May 20, 2013
Note: Clarification indicated in blue type.
New ATRS Retirement Rules Apply to All Members, Regardless of Retirement Date
The Arkansas Teacher Retirement System's (ATRS) retirement bill, now Act 743 of 2009, continues to draw questions from school employees, particularly those who wish to retire before July 2 of this year.
AEA provided several updates about the bill while the Arkansas General Assembly was in session. We hope that the following information provided by ATRS will help to clarify any remaining questions. This information applies to everyone, regardless of whether you retire before or after July 2, 2009.
The IRS now requires ATRS to have rules that prohibit members from retiring before the system’s normal retirement age and then returning to work for an ATRS employer. ATRS must comply with the IRS mandate and will take every action necessary to do so. If a member fails to retire according to the separation requirements of ATRS, then returns to work for an ATRS employer after retirement, the retirement is voided. The member must repay all retirement payments and return all T-DROP distributions that have been made, with interest. Extreme caution should be used to avoid such financial liability if the rules are violated.
ATRS is preparing an affidavit/certification form that members and their ATRS employers must execute under oath which establishes that ATRS is taking all necessary action to ensure that the separation from employment is real and not contrived. The affidavit will include the following points:
- The member is executing the retirement application and forms to fully retire from ATRS-covered employment.
The member and employer are completely severing the employment relationship.
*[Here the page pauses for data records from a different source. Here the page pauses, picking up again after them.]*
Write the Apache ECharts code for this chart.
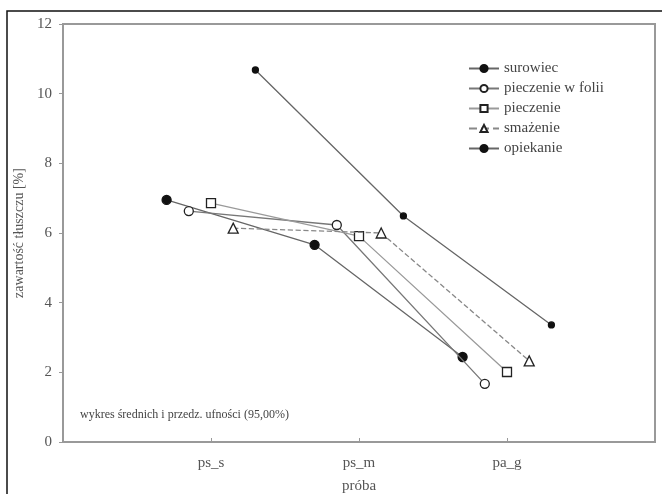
<!DOCTYPE html>
<html>
<head>
<meta charset="utf-8">
<script src="https://cdn.jsdelivr.net/npm/echarts@6/dist/echarts.min.js"></script>
<style>
  html, body { margin: 0; padding: 0; background: #fff; }
  #chart { width: 662px; height: 494px; }
</style>
</head>
<body>
<div id="chart"></div>
<script>
// Sample types on the horizontal axis
const categories = ['ps_s', 'ps_m', 'pa_g'];

// Mean fat content [%] per treatment, one value per sample type
const seriesNames = ['surowiec', 'pieczenie w folii', 'pieczenie', 'smażenie', 'opiekanie'];
const surowiec        = [6.95, 5.66, 2.44];
const pieczenieWFolii = [6.63, 6.23, 1.67];
const pieczenie       = [6.86, 5.91, 2.01];
const smazenie        = [6.14, 6.00, 2.33];
const opiekanie       = [10.68, 6.49, 3.36];

// Y axis ticks
const yTicks = [0, 2, 4, 6, 8, 10, 12];

const seriesValues = [surowiec, pieczenieWFolii, pieczenie, smazenie, opiekanie];

// Each treatment is shifted sideways so the markers do not overlap
const SHIFT = 0.15;

const serif = '"Liberation Serif", "DejaVu Serif", serif';

const styles = [
  { symbol: 'circle', size: 9, fill: '#111', border: '#111', line: '#666', type: 'solid' },
  { symbol: 'circle', size: 9, fill: '#fff', border: '#222', line: '#777', type: 'solid' },
  { symbol: 'rect', size: 9, fill: '#fff', border: '#222', line: '#9a9a9a', type: 'solid' },
  { symbol: 'triangle', size: 10, fill: '#fff', border: '#222', line: '#888', type: 'dashed' },
  { symbol: 'circle', size: 6, fill: '#111', border: '#111', line: '#666', type: 'solid' }
];

const series = seriesNames.map((name, si) => {
  const st = styles[si];
  return {
    name: name,
    type: 'line',
    symbol: st.symbol,
    symbolSize: st.size,
    showAllSymbol: true,
    data: seriesValues[si].map((v, ci) => [ci + 1 + (si - 2) * SHIFT, v]),
    lineStyle: { color: st.line, width: 1.3, type: st.type },
    itemStyle: { color: st.fill, borderColor: st.border, borderWidth: 1.3 },
    z: 3 + si
  };
});

const chart = echarts.init(document.getElementById('chart'), null, { renderer: 'canvas' });
chart.setOption({
  animation: false,
  backgroundColor: '#fff',
  grid: {
    left: 63, top: 24, right: 7, bottom: 52,
    outerBoundsMode: 'none',
    containLabel: false,
    show: true, borderColor: '#999', borderWidth: 2, backgroundColor: 'transparent'
  },
  legend: {
    orient: 'vertical',
    left: 466, top: 59,
    padding: 2,
    itemWidth: 30, itemHeight: 9, itemGap: 5,
    textStyle: { fontFamily: serif, fontSize: 15, color: '#444' },
    data: seriesNames
  },
  xAxis: {
    type: 'value',
    min: 0, max: 4, interval: 1,
    name: 'próba',
    nameLocation: 'middle',
    nameGap: 37,
    nameTextStyle: { fontFamily: serif, fontSize: 15, color: '#555' },
    axisLine: { show: true, lineStyle: { color: '#999', width: 2 } },
    axisTick: { show: true, inside: true, length: 4, lineStyle: { color: '#999' } },
    splitLine: { show: false },
    axisLabel: {
      fontFamily: serif, fontSize: 15, color: '#555', margin: 14,
      formatter: v => (v >= 1 && v <= categories.length ? categories[v - 1] : '')
    }
  },
  yAxis: {
    type: 'value',
    min: yTicks[0], max: yTicks[yTicks.length - 1], interval: 2,
    name: 'zawartość tłuszczu [%]',
    nameLocation: 'middle',
    nameGap: 36,
    nameTextStyle: { fontFamily: serif, fontSize: 14, color: '#555' },
    axisLine: { show: true, lineStyle: { color: '#999', width: 2 } },
    axisTick: { show: true, inside: false, length: 4, lineStyle: { color: '#999' } },
    splitLine: { show: false },
    axisLabel: { fontFamily: serif, fontSize: 15, color: '#555', margin: 11 }
  },
  graphic: [
    {
      type: 'rect',
      shape: { x: 7, y: 11, width: 720, height: 560 },
      style: { fill: 'none', stroke: '#111', lineWidth: 1.5 },
      silent: true, z: 100
    },
    {
      type: 'text',
      left: 80, top: 409,
      style: {
        text: 'wykres średnich i przedz. ufności (95,00%)',
        font: '12px ' + serif,
        fill: '#444'
      }
    }
  ],
  series: series
});
</script>
</body>
</html>
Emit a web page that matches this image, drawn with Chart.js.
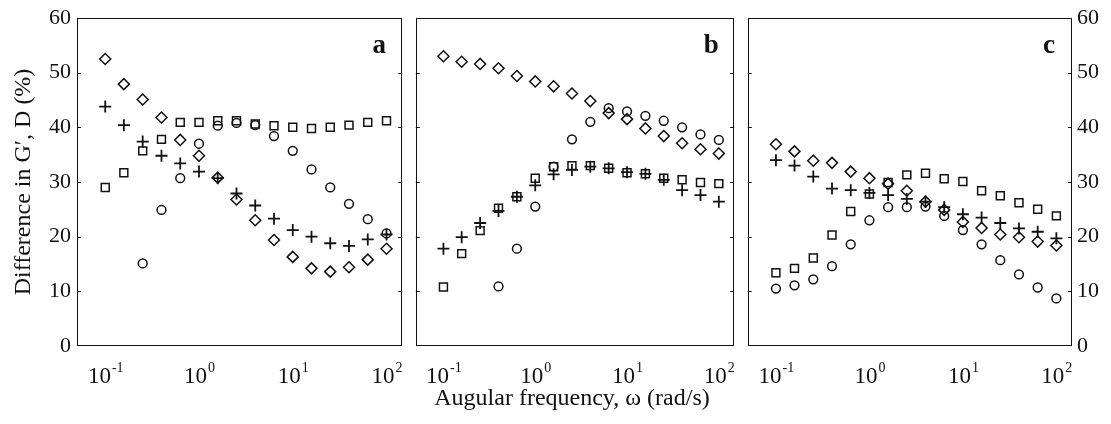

- The member does not have a contract, option, understanding, representation, or other proposal between the member and an ATRS employer for re-employment after his/her separation from the current ATRS employer. (The employer will only have to certify that the employer has not made such an arrangement with the member.)
- The member is not performing usual duties for the employer as a volunteer in anticipation of completing a separation period and being rehired.
- The member has not engaged anyone to fulfill the job duties of the member until the member separation is complete, with an understanding that the individual would resign, allowing the member to be rehired. (The employer must also verify this point.)
- The member is not being paid as a consultant, either directly or indirectly, by the employer through personal contract, contract with another company or entity, or through a temporary service.
- The member has not been informed by an ATRS employer that a position will become available to the member after the separation period is met.
- The member must agree that the member would have no legal claim against an ATRS employer for failure to hire or rehire the member after retirement due to any representation, agreement, or obligation of an ATRS employer after the member’s voluntary retirement.
- The member must verify that during the separation period the employer is not paying any salary, payment, remuneration, stipend, or other fee arrangement for services rendered or commitments made by the member after the member’s official retirement date. (The employer must verify this point.)
ATRS may expand this certification to include other potential circumstances that would pose a loophole to “actual versus contrived” separation.